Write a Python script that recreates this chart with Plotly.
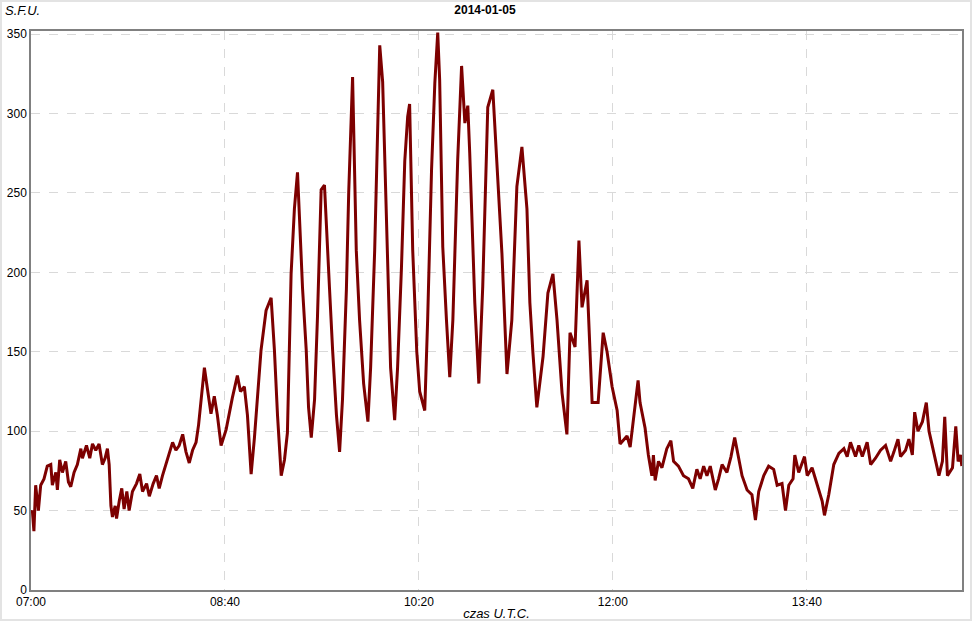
import plotly.graph_objects as go

# minutes after 07:00 UTC and flux in S.F.U.
minutes = [0.0, 0.7, 1.5, 2.4, 3.8, 5.0, 6.7, 8.4, 10.2, 11.0, 12.8, 13.6, 14.8, 16.2, 17.9, 19.3, 20.5,
           22.2, 23.9, 25.7, 26.5, 28.6, 30.3, 31.7, 33.4, 35.1, 36.8, 38.2, 39.4, 40.3, 41.2, 42.0, 43.4,
           44.1, 45.5, 46.8, 48.0, 49.4, 50.6, 52.3, 54.4, 56.1, 57.5, 59.6, 61.0, 63.0, 64.7, 66.1, 67.8,
           69.6, 71.3, 73.0, 74.7, 76.4, 78.2, 79.9, 81.6, 83.3, 85.1, 86.4,
           89.4, 90.9, 92.8, 94.5, 96.1, 98.0, 100.6, 103.8, 106.4, 108.0, 110.0, 111.6, 113.5, 115.2, 118.6,
           121.2, 123.8, 125.5, 127.1, 129.0, 130.7, 132.2, 134.1, 135.8, 137.4, 138.4, 140.0, 141.9, 143.1,
           144.5, 146.2, 147.7, 149.6, 151.3, 152.2, 153.9, 155.5, 157.5, 159.1, 160.6, 162.6, 163.8, 165.8,
           167.7, 169.4, 171.5, 173.7, 175.1, 177.2, 178.7, 179.8, 181.3, 183.4, 185.4, 187.5, 189.0, 191.0,
           192.7, 194.2, 195.2, 196.8, 198.9, 200.4, 203.0, 204.5, 206.5, 208.2, 209.7, 210.7, 212.3, 214.2,
           215.9, 217.5, 220.0, 222.0, 223.7, 225.2, 226.2, 228.8, 230.9, 232.9, 235.5, 238.1, 240.2, 242.8,
           245.4, 247.9, 250.5, 253.1, 255.7, 257.2, 258.8, 260.8, 264.0, 266.5, 269.1, 271.2, 273.8, 276.3,
           277.9, 280.5, 282.5, 284.1, 286.7, 289.3, 292.4, 295.0, 297.0, 299.6, 302.2, 303.7, 307.3, 308.9,
           313.0,
           314.0, 316.6, 318.3, 320.1, 320.9, 321.8, 323.5, 325.3, 327.8, 329.9, 331.3, 333.8, 336.4, 339.0,
           341.2, 343.3, 345.0, 346.8, 348.5, 350.2, 352.8, 354.5, 356.3, 358.8, 360.9, 362.8, 364.3, 366.6,
           369.2, 371.7, 373.5, 375.2, 377.8, 380.3, 382.9, 384.7, 387.2, 389.0, 390.7, 392.9, 393.8, 395.8,
           398.8, 400.2, 402.7, 405.3, 407.9, 409.1, 411.3, 413.9, 416.5, 419.1, 420.8, 422.5, 425.1, 426.8,
           428.6, 431.1, 432.9, 435.4, 438.0, 440.6, 443.2, 444.9, 447.0, 448.3, 450.9, 452.6, 454.4, 455.6,
           457.3, 459.6, 461.6, 463.0, 465.6, 468.1, 469.9, 471.1, 472.5, 475.1, 476.8, 478.0, 479.3, 479.9]

sfu = [48, 50, 37, 66, 50, 66, 70, 78, 79, 66, 74, 63, 82, 74, 81, 68, 65,
       74, 79, 89, 83, 91, 83, 92, 88, 92, 79, 83, 89, 79, 53, 46, 53,
       45, 56, 64, 51, 62, 50, 62, 67, 73, 62, 67, 59, 67, 72, 64, 72,
       79, 85, 93, 88, 91, 98, 87, 80, 88, 93, 104,
       140, 128, 111, 122, 110, 91, 101, 121, 135, 125, 128, 110, 73, 96, 151,
       176, 184, 151, 110, 72, 82, 99, 199, 240, 263, 235, 190, 151, 115,
       96, 120, 172, 252, 255, 235, 190, 151, 110, 87, 120, 189, 250, 323,
       214, 170, 130, 106, 140, 214, 300, 343, 320, 220, 140, 107, 140, 203,
       270, 298, 306, 214, 150, 125, 113, 170, 264, 319, 351, 321, 216, 170,
       134, 170, 271, 330, 294, 305, 275, 181, 130, 191, 304, 315, 271, 212,
       136, 170, 254, 279, 240, 181, 149, 115, 147, 187, 199, 170, 124, 98,
       162, 153, 220, 178, 195, 118, 118, 162, 150, 128, 113, 92, 97, 90,
       132,
       118, 102, 85, 72, 85, 69, 81, 77, 89, 94, 81, 78, 72, 70,
       64, 76, 70, 78, 72, 78, 63, 70, 79, 74, 84, 96, 86, 72,
       63, 60, 44, 62, 72, 78, 76, 66, 67, 50, 66, 70, 85, 74,
       84, 72, 77, 66, 56, 47, 60, 79, 86, 89, 84, 93, 84, 91,
       84, 93, 79, 83, 88, 91, 81, 87, 95, 84, 88, 95, 85, 112,
       100, 106, 118, 100, 85, 72, 81, 109, 72, 77, 103, 81, 85, 78]

tick_minutes = [0, 100, 200, 300, 400]
tick_labels = ["07:00", "08:40", "10:20", "12:00", "13:40"]
y_ticks = [0, 50, 100, 150, 200, 250, 300, 350]

fig = go.Figure()
fig.add_trace(go.Scatter(x=minutes, y=sfu, mode="lines",
                         line=dict(color="#7d0000", width=3), hoverinfo="skip"))

W, H = 972, 621
ml, mr, mt, mb = 31, 10, 31, 31
pw, ph = W - ml - mr, H - mt - mb

fig.update_layout(
    width=W, height=H,
    margin=dict(l=ml, r=mr, t=mt, b=mb, pad=0, autoexpand=False),
    paper_bgcolor="white", plot_bgcolor="white",
    showlegend=False,
    font=dict(family="Liberation Sans, Arial", size=12, color="black"),
    title=dict(text="<b>2014-01-05</b>", x=485 / W, xanchor="center", y=1 - 10 / H, yanchor="middle",
               yref="container", automargin=False,
               font=dict(size=12, family="Liberation Sans, Arial", color="black")),
    xaxis=dict(range=[0, 480], tickvals=tick_minutes, ticktext=tick_labels, automargin=False,
               showgrid=True, gridcolor="#d9d9d9", griddash="dash", gridwidth=1,
               showline=True, linecolor="#808080", linewidth=1.5, mirror=True,
               ticks="", zeroline=False, tickfont=dict(size=12),
               title=dict(text="<i>czas U.T.C.</i>", standoff=2, font=dict(size=13))),
    yaxis=dict(range=[0, 352], tickvals=y_ticks, automargin=False,
               showgrid=True, gridcolor="#d9d9d9", griddash="dash", gridwidth=1,
               showline=True, linecolor="#808080", linewidth=1.5, mirror=True,
               ticks="", zeroline=False, tickfont=dict(size=12)),
    shapes=[dict(type="rect", xref="paper", yref="paper",
                 x0=-ml / pw, x1=1 + mr / pw, y0=-mb / ph, y1=1 + mt / ph,
                 line=dict(color="#e3e3e3", width=4), fillcolor="rgba(0,0,0,0)", layer="above")],
    annotations=[dict(text="<i>S.F.U.</i>", xref="paper", yref="paper",
                      x=-ml / pw + 3 / pw, y=1 + (mt - 10) / ph, xanchor="left", yanchor="middle",
                      showarrow=False, font=dict(size=13, color="black"))],
)

fig.write_html("out.html", config={"displayModeBar": False},
               post_script="document.body.style.margin='0';document.body.style.overflow='hidden';")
^^^^^^^^
## [Required task]
Omit each picture, then return all of the listing exactly as it stands.

## [Written response]
Write a Python script that recreates this chart with Plotly.
import plotly.graph_objects as go

# minutes after 07:00 UTC and flux in S.F.U.
minutes = [0.0, 0.7, 1.5, 2.4, 3.8, 5.0, 6.7, 8.4, 10.2, 11.0, 12.8, 13.6, 14.8, 16.2, 17.9, 19.3, 20.5,
           22.2, 23.9, 25.7, 26.5, 28.6, 30.3, 31.7, 33.4, 35.1, 36.8, 38.2, 39.4, 40.3, 41.2, 42.0, 43.4,
           44.1, 45.5, 46.8, 48.0, 49.4, 50.6, 52.3, 54.4, 56.1, 57.5, 59.6, 61.0, 63.0, 64.7, 66.1, 67.8,
           69.6, 71.3, 73.0, 74.7, 76.4, 78.2, 79.9, 81.6, 83.3, 85.1, 86.4,
           89.4, 90.9, 92.8, 94.5, 96.1, 98.0, 100.6, 103.8, 106.4, 108.0, 110.0, 111.6, 113.5, 115.2, 118.6,
           121.2, 123.8, 125.5, 127.1, 129.0, 130.7, 132.2, 134.1, 135.8, 137.4, 138.4, 140.0, 141.9, 143.1,
           144.5, 146.2, 147.7, 149.6, 151.3, 152.2, 153.9, 155.5, 157.5, 159.1, 160.6, 162.6, 163.8, 165.8,
           167.7, 169.4, 171.5, 173.7, 175.1, 177.2, 178.7, 179.8, 181.3, 183.4, 185.4, 187.5, 189.0, 191.0,
           192.7, 194.2, 195.2, 196.8, 198.9, 200.4, 203.0, 204.5, 206.5, 208.2, 209.7, 210.7, 212.3, 214.2,
           215.9, 217.5, 220.0, 222.0, 223.7, 225.2, 226.2, 228.8, 230.9, 232.9, 235.5, 238.1, 240.2, 242.8,
           245.4, 247.9, 250.5, 253.1, 255.7, 257.2, 258.8, 260.8, 264.0, 266.5, 269.1, 271.2, 273.8, 276.3,
           277.9, 280.5, 282.5, 284.1, 286.7, 289.3, 292.4, 295.0, 297.0, 299.6, 302.2, 303.7, 307.3, 308.9,
           313.0,
           314.0, 316.6, 318.3, 320.1, 320.9, 321.8, 323.5, 325.3, 327.8, 329.9, 331.3, 333.8, 336.4, 339.0,
           341.2, 343.3, 345.0, 346.8, 348.5, 350.2, 352.8, 354.5, 356.3, 358.8, 360.9, 362.8, 364.3, 366.6,
           369.2, 371.7, 373.5, 375.2, 377.8, 380.3, 382.9, 384.7, 387.2, 389.0, 390.7, 392.9, 393.8, 395.8,
           398.8, 400.2, 402.7, 405.3, 407.9, 409.1, 411.3, 413.9, 416.5, 419.1, 420.8, 422.5, 425.1, 426.8,
           428.6, 431.1, 432.9, 435.4, 438.0, 440.6, 443.2, 444.9, 447.0, 448.3, 450.9, 452.6, 454.4, 455.6,
           457.3, 459.6, 461.6, 463.0, 465.6, 468.1, 469.9, 471.1, 472.5, 475.1, 476.8, 478.0, 479.3, 479.9]

sfu = [48, 50, 37, 66, 50, 66, 70, 78, 79, 66, 74, 63, 82, 74, 81, 68, 65,
       74, 79, 89, 83, 91, 83, 92, 88, 92, 79, 83, 89, 79, 53, 46, 53,
       45, 56, 64, 51, 62, 50, 62, 67, 73, 62, 67, 59, 67, 72, 64, 72,
       79, 85, 93, 88, 91, 98, 87, 80, 88, 93, 104,
       140, 128, 111, 122, 110, 91, 101, 121, 135, 125, 128, 110, 73, 96, 151,
       176, 184, 151, 110, 72, 82, 99, 199, 240, 263, 235, 190, 151, 115,
       96, 120, 172, 252, 255, 235, 190, 151, 110, 87, 120, 189, 250, 323,
       214, 170, 130, 106, 140, 214, 300, 343, 320, 220, 140, 107, 140, 203,
       270, 298, 306, 214, 150, 125, 113, 170, 264, 319, 351, 321, 216, 170,
       134, 170, 271, 330, 294, 305, 275, 181, 130, 191, 304, 315, 271, 212,
       136, 170, 254, 279, 240, 181, 149, 115, 147, 187, 199, 170, 124, 98,
       162, 153, 220, 178, 195, 118, 118, 162, 150, 128, 113, 92, 97, 90,
       132,
       118, 102, 85, 72, 85, 69, 81, 77, 89, 94, 81, 78, 72, 70,
       64, 76, 70, 78, 72, 78, 63, 70, 79, 74, 84, 96, 86, 72,
       63, 60, 44, 62, 72, 78, 76, 66, 67, 50, 66, 70, 85, 74,
       84, 72, 77, 66, 56, 47, 60, 79, 86, 89, 84, 93, 84, 91,
       84, 93, 79, 83, 88, 91, 81, 87, 95, 84, 88, 95, 85, 112,
       100, 106, 118, 100, 85, 72, 81, 109, 72, 77, 103, 81, 85, 78]

tick_minutes = [0, 100, 200, 300, 400]
tick_labels = ["07:00", "08:40", "10:20", "12:00", "13:40"]
y_ticks = [0, 50, 100, 150, 200, 250, 300, 350]

fig = go.Figure()
fig.add_trace(go.Scatter(x=minutes, y=sfu, mode="lines",
                         line=dict(color="#7d0000", width=3), hoverinfo="skip"))

W, H = 972, 621
ml, mr, mt, mb = 31, 10, 31, 31
pw, ph = W - ml - mr, H - mt - mb

fig.update_layout(
    width=W, height=H,
    margin=dict(l=ml, r=mr, t=mt, b=mb, pad=0, autoexpand=False),
    paper_bgcolor="white", plot_bgcolor="white",
    showlegend=False,
    font=dict(family="Liberation Sans, Arial", size=12, color="black"),
    title=dict(text="<b>2014-01-05</b>", x=485 / W, xanchor="center", y=1 - 10 / H, yanchor="middle",
               yref="container", automargin=False,
               font=dict(size=12, family="Liberation Sans, Arial", color="black")),
    xaxis=dict(range=[0, 480], tickvals=tick_minutes, ticktext=tick_labels, automargin=False,
               showgrid=True, gridcolor="#d9d9d9", griddash="dash", gridwidth=1,
               showline=True, linecolor="#808080", linewidth=1.5, mirror=True,
               ticks="", zeroline=False, tickfont=dict(size=12),
               title=dict(text="<i>czas U.T.C.</i>", standoff=2, font=dict(size=13))),
    yaxis=dict(range=[0, 352], tickvals=y_ticks, automargin=False,
               showgrid=True, gridcolor="#d9d9d9", griddash="dash", gridwidth=1,
               showline=True, linecolor="#808080", linewidth=1.5, mirror=True,
               ticks="", zeroline=False, tickfont=dict(size=12)),
    shapes=[dict(type="rect", xref="paper", yref="paper",
                 x0=-ml / pw, x1=1 + mr / pw, y0=-mb / ph, y1=1 + mt / ph,
                 line=dict(color="#e3e3e3", width=4), fillcolor="rgba(0,0,0,0)", layer="above")],
    annotations=[dict(text="<i>S.F.U.</i>", xref="paper", yref="paper",
                      x=-ml / pw + 3 / pw, y=1 + (mt - 10) / ph, xanchor="left", yanchor="middle",
                      showarrow=False, font=dict(size=13, color="black"))],
)

fig.write_html("out.html", config={"displayModeBar": False},
               post_script="document.body.style.margin='0';document.body.style.overflow='hidden';")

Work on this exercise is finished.